Table: 'PartRefCountLog1' (2085582468); index ID: 1, database ID: 10
TABLE level scan performed.
- Scan Density [Best Count:Actual Count].......: 12.57% [46:366]
------------------------------------------------------------------

In order to re-build the indexes, I partially stop BizTalk Applications and Application Host Instances. Update the store procedure bts_RebuildIndexes according to Microsoft KB article 917845. Then I run the bts_RebuildIndexes stored procedure in BizTalk Message Box database (BizTalkMsgBoxDb) to rebuild the indexes. I refresh BizTalk Group, restart the BizTalk Applications and Application Host Instances after rebuilding the indexes. Then I run the test again submitting about 1000 requests at the same time (about 15 times of the original failed tests). And guess what, there's no more error.

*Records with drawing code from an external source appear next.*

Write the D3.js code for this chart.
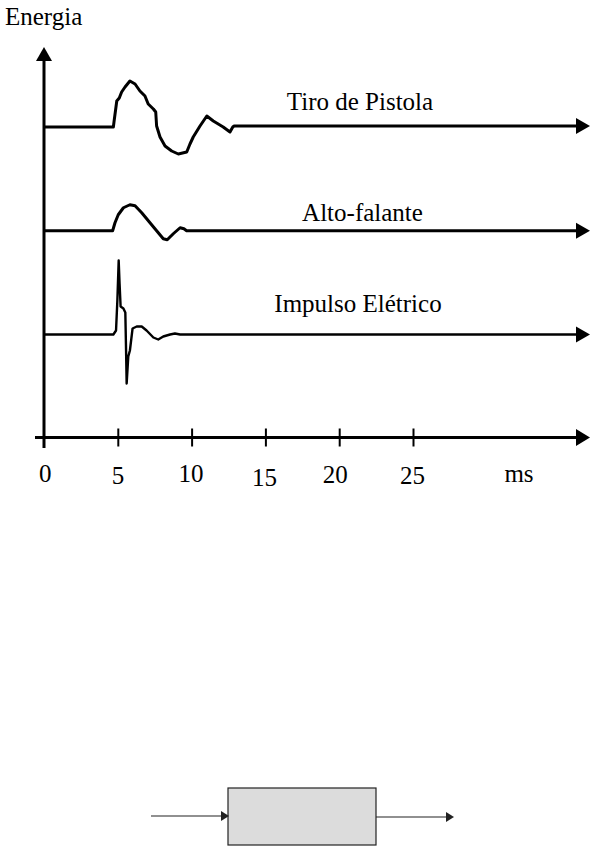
<!DOCTYPE html>
<html><head><meta charset="utf-8">
<script src="https://cdn.jsdelivr.net/npm/d3@7"></script>
<style>body{margin:0;background:#fff}svg{display:block}</style>
</head><body>
<script>
// ---- data ----
const seriesNames = ["Tiro de Pistola", "Alto-falante", "Impulso Elétrico"];
const tickValues = [0, 5, 10, 15, 20, 25];
const unitLabel = "ms";
const yTitle = "Energia";
// [ms, amplitude]
const tiroData = [[0,0],[4.70,0],[4.75,6],[4.93,26],[5.10,29],[5.26,35],[5.49,40],[5.82,46],[6.17,43],[6.50,36],[6.84,31],[7.06,23],[7.41,18],[7.57,15],[7.63,1],[7.86,-10],[8.20,-19],[8.65,-24],[9.10,-27],[9.67,-25],[9.89,-17],[10.11,-10],[10.57,1],[11.03,11],[11.47,6],[12.14,0],[12.60,-5],[12.79,0],[12.88,1],[36.9,1]];
const altoData = [[0,0],[4.65,0],[4.81,8],[5.03,16],[5.38,23],[5.82,26],[6.17,25],[6.62,18],[7.18,8],[7.63,0],[8.08,-8],[8.35,-9],[8.76,-3],[9.22,3],[9.48,2],[9.66,0],[36.9,0]];
const impulsoData = [[0,0],[4.70,0],[4.88,4],[4.97,34],[5.06,74],[5.12,51],[5.19,28],[5.38,26],[5.51,22],[5.56,-16],[5.60,-49],[5.71,-22],[5.82,-16],[6.00,6],[6.28,8],[6.62,8],[6.95,4],[7.41,-3],[7.74,-5],[8.08,-2],[8.54,0],[8.87,1],[9.22,0],[36.9,0]];
const allSeries = [tiroData, altoData, impulsoData];

const W = 605, H = 846;
const svg = d3.select("body").append("svg").attr("width", W).attr("height", H);

const x = d3.scaleLinear().domain([0, 25]).range([44, 413]);
const row = d3.scalePoint().domain(seriesNames).range([127, 334.5]);
const amp = d3.scaleLinear().domain([0, 1]).range([0, -1]);
const axisY = 437.5;
const xEnd = 590;
const serif = "'Liberation Serif','Times New Roman',serif";
const fs = 25;

function rightArrow(tipX, yy, len, half) {
  svg.append("path").attr("d", `M${tipX},${yy}L${tipX-len},${yy-half}L${tipX-len},${yy+half}Z`).attr("fill", "#000");
}

// y axis
svg.append("line").attr("x1", x(0)).attr("x2", x(0)).attr("y1", 58).attr("y2", 448)
  .attr("stroke", "#000").attr("stroke-width", 3);
svg.append("path").attr("d", `M${x(0)},47L${x(0)-8},61L${x(0)+8},61Z`).attr("fill", "#000");
svg.append("text").attr("x", 5).attr("y", 25).attr("font-family", serif).attr("font-size", fs)
  .text(yTitle);

// x axis
svg.append("line").attr("x1", 35).attr("x2", xEnd - 10).attr("y1", axisY).attr("y2", axisY)
  .attr("stroke", "#000").attr("stroke-width", 3);
rightArrow(xEnd, axisY, 14, 8.5);
const ax = svg.append("g").attr("transform", `translate(0,${axisY})`)
  .call(d3.axisBottom(x).tickValues(tickValues).tickSize(0).tickFormat(d3.format("d")));
ax.select(".domain").remove();
ax.selectAll(".tick").filter(d => d !== 0).append("line")
  .attr("y1", -9).attr("y2", 9).attr("stroke", "#000").attr("stroke-width", 2);
const labelBase = {0: 482, 5: 484, 10: 482, 15: 486, 20: 483, 25: 483.5};
const labelDx = {0: 0.7, 5: -0.4, 10: -1, 15: -1.4, 20: -4.5, 25: -1};
ax.selectAll(".tick text").attr("font-family", serif).attr("font-size", fs).attr("fill", "#000")
  .attr("dy", null).attr("y", d => labelBase[d] - axisY).attr("dx", d => labelDx[d] + "px");
svg.append("text").attr("x", 519).attr("y", 482).attr("text-anchor", "middle")
  .attr("font-family", serif).attr("font-size", fs).text(unitLabel);

// series
const widths = [3, 3, 2.4];
allSeries.forEach((data, i) => {
  const base = row(seriesNames[i]);
  const line = d3.line().x(d => x(d[0])).y(d => base + amp(d[1]));
  const pts = data.slice(0, -1).concat([[x.invert(xEnd - 12), data[data.length-1][1]]]);
  svg.append("path").attr("d", line(pts))
    .attr("fill", "none").attr("stroke", "#000").attr("stroke-width", widths[i])
    .attr("stroke-linejoin", "round");
  rightArrow(xEnd, base + amp(data[data.length-1][1]), 14, 8);
});
const labelY = [109.5, 220.7, 312];
const labelX = [360, 362.5, 358];
seriesNames.forEach((n, i) => {
  svg.append("text").attr("x", labelX[i]).attr("y", labelY[i]).attr("text-anchor", "middle")
    .attr("font-family", serif).attr("font-size", fs).text(n);
});

// bottom block diagram
svg.append("rect").attr("x", 228).attr("y", 788).attr("width", 148).attr("height", 57)
  .attr("fill", "#dcdcdc").attr("stroke", "#222").attr("stroke-width", 1.2);
svg.append("line").attr("x1", 151).attr("x2", 222).attr("y1", 816).attr("y2", 816).attr("stroke", "#222").attr("stroke-width", 1.2);
svg.append("path").attr("d", "M229,816L221,811L221,821Z").attr("fill", "#222");
svg.append("line").attr("x1", 376).attr("x2", 447).attr("y1", 817).attr("y2", 817).attr("stroke", "#222").attr("stroke-width", 1.2);
svg.append("path").attr("d", "M454,817L446,812L446,822Z").attr("fill", "#222");
</script>
</body></html>
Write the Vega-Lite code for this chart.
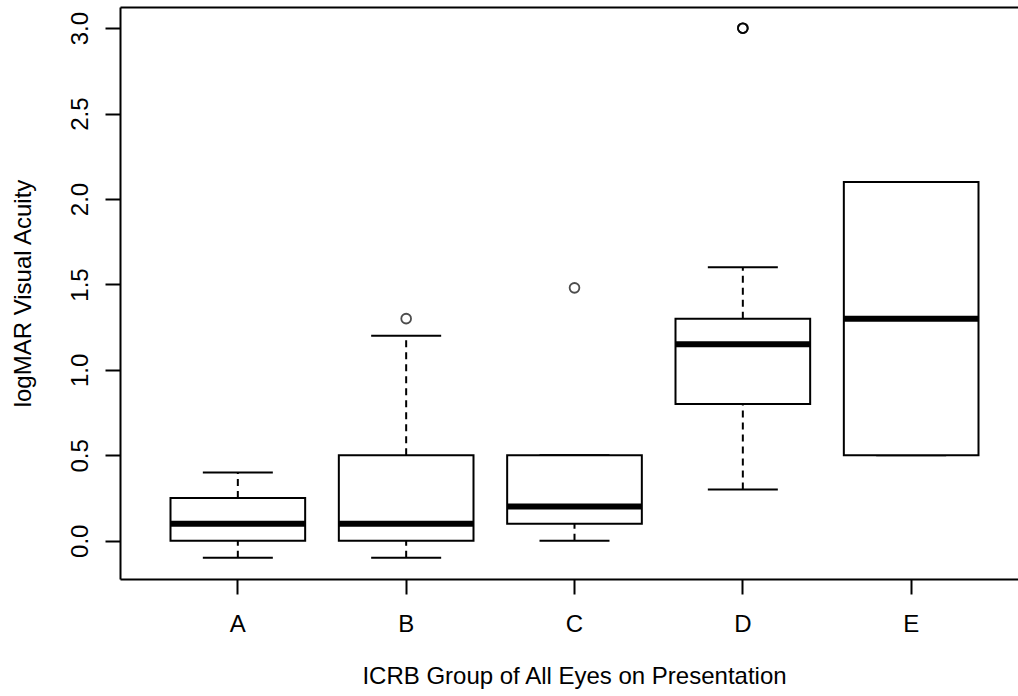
{
  "$schema": "https://vega.github.io/schema/vega-lite/v6.json",
  "width": 898,
  "height": 572,
  "autosize": "none",
  "padding": {"left": 120, "top": 7, "right": 0, "bottom": 117},
  "background": "white",
  "config": {
    "view": {"stroke": null},
    "font": "Liberation Sans",
    "axis": {
      "domainColor": "black",
      "domainWidth": 2,
      "tickColor": "black",
      "tickWidth": 2,
      "tickSize": 15,
      "grid": false,
      "labelColor": "black",
      "labelFont": "Liberation Sans",
      "labelFontSize": 24,
      "titleColor": "black",
      "titleFont": "Liberation Sans",
      "titleFontSize": 24,
      "titleFontWeight": "normal"
    }
  },
  "datasets": {
    "boxes": [
      {"group": "A", "lo": -0.1, "q1": 0.0, "med": 0.1, "q3": 0.25, "hi": 0.4},
      {"group": "B", "lo": -0.1, "q1": 0.0, "med": 0.1, "q3": 0.5, "hi": 1.2},
      {"group": "C", "lo": 0.0, "q1": 0.1, "med": 0.2, "q3": 0.5, "hi": 0.5},
      {"group": "D", "lo": 0.3, "q1": 0.8, "med": 1.15, "q3": 1.3, "hi": 1.6},
      {"group": "E", "lo": 0.5, "q1": 0.5, "med": 1.3, "q3": 2.1, "hi": 2.1}
    ],
    "outliers": [
      {"group": "B", "value": 1.3},
      {"group": "C", "value": 1.48},
      {"group": "D", "value": 3.0},
      {"group": "D", "value": 3.0},
      {"group": "D", "value": 3.0}
    ]
  },
  "layer": [
    {
      "data": {"name": "boxes"},
      "mark": {"type": "rule", "strokeDash": [7, 5], "strokeWidth": 2, "color": "black", "opacity": 1},
      "encoding": {
        "x": {
          "field": "group", "type": "nominal",
          "scale": {"type": "band", "domain": ["A", "B", "C", "D", "E"], "range": [0, 909], "paddingInner": 0.2, "paddingOuter": 0.3},
          "axis": {"orient": "bottom", "domain": true, "labelAngle": 0, "labelBaseline": "alphabetic", "labelPadding": 37,
                   "title": "ICRB Group of All Eyes on Presentation", "titleBaseline": "alphabetic", "titleX": 454, "titleY": 104, "titleAnchor": "middle", "titleAlign": "center"}
        },
        "y": {
          "field": "q3", "type": "quantitative",
          "scale": {"domain": [-0.224, 3.124], "nice": false, "zero": false},
          "axis": {"orient": "left", "values": [0, 0.5, 1, 1.5, 2, 2.5, 3], "format": ".1f",
                   "labelAngle": 270, "labelAlign": "center", "labelBaseline": "alphabetic", "labelPadding": 18,
                   "title": "logMAR Visual Acuity", "titleAngle": 270, "titleBaseline": "alphabetic", "titleAlign": "center", "titleX": -90, "titleY": 286}
        },
        "y2": {"field": "hi"}
      }
    },
    {
      "data": {"name": "boxes"},
      "mark": {"type": "rule", "strokeDash": [7, 5], "strokeWidth": 2, "color": "black", "opacity": 1},
      "encoding": {
        "x": {"field": "group", "type": "nominal", "axis": null},
        "y": {"field": "lo", "type": "quantitative"},
        "y2": {"field": "q1"}
      }
    },
    {
      "data": {"name": "boxes"},
      "mark": {"type": "tick", "size": 70, "thickness": 2, "color": "black", "opacity": 1},
      "encoding": {
        "x": {"field": "group", "type": "nominal", "axis": null},
        "y": {"field": "hi", "type": "quantitative"}
      }
    },
    {
      "data": {"name": "boxes"},
      "mark": {"type": "tick", "size": 70, "thickness": 2, "color": "black", "opacity": 1},
      "encoding": {
        "x": {"field": "group", "type": "nominal", "axis": null},
        "y": {"field": "lo", "type": "quantitative"}
      }
    },
    {
      "data": {"name": "boxes"},
      "mark": {"type": "rect", "fill": "white", "stroke": "black", "strokeWidth": 2, "opacity": 1},
      "encoding": {
        "x": {"field": "group", "type": "nominal", "axis": null},
        "y": {"field": "q1", "type": "quantitative"},
        "y2": {"field": "q3"}
      }
    },
    {
      "data": {"name": "boxes"},
      "mark": {"type": "tick", "size": 135, "thickness": 6, "color": "black", "opacity": 1},
      "encoding": {
        "x": {"field": "group", "type": "nominal",
              "axis": {"orient": "top", "domain": true, "ticks": false, "labels": false, "title": null}},
        "y": {"field": "med", "type": "quantitative"}
      }
    },
    {
      "data": {"name": "outliers"},
      "mark": {"type": "point", "shape": "circle", "filled": false, "size": 95, "stroke": "black", "strokeWidth": 1.8, "opacity": 1, "strokeOpacity": 0.7},
      "encoding": {
        "x": {"field": "group", "type": "nominal", "axis": null},
        "y": {"field": "value", "type": "quantitative"}
      }
    }
  ],
  "resolve": {"axis": {"x": "independent"}}
}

Although I find the fix for the database deadlock, I still need to find out the root cause of the problem. I recall that there's a set of SQL server agent jobs installed when BizTalk is installed. The purpose of these jobs are to automate the administrative tasks for the Message Box, Management Database and other BizTalk databases. These jobs are critical to the health of the BizTalk server. If they fail running successfully, the performance of BizTalk server will degrade severely in the long run. One of the jobs is responsible for removing physical messages from the message box that have no more subscribers remaining. If this job fails, the orphan messages will remain in the message box forever, which will slow down the BizTalk server and eventually lead to the system being in an unmanageable state that will stop the BizTalk server. Having this in mind, I connect to the database server trying to look for any failed SQL server agent jobs for BizTalk databases. Surprisingly, I find that all the SQL server agent jobs are disabled and have never been run ever since BizTalk is installed. In order to prevent the same problem from happening again, we definitely need to enable these SQL server agent jobs and monitor to make sure they run successfully all the time.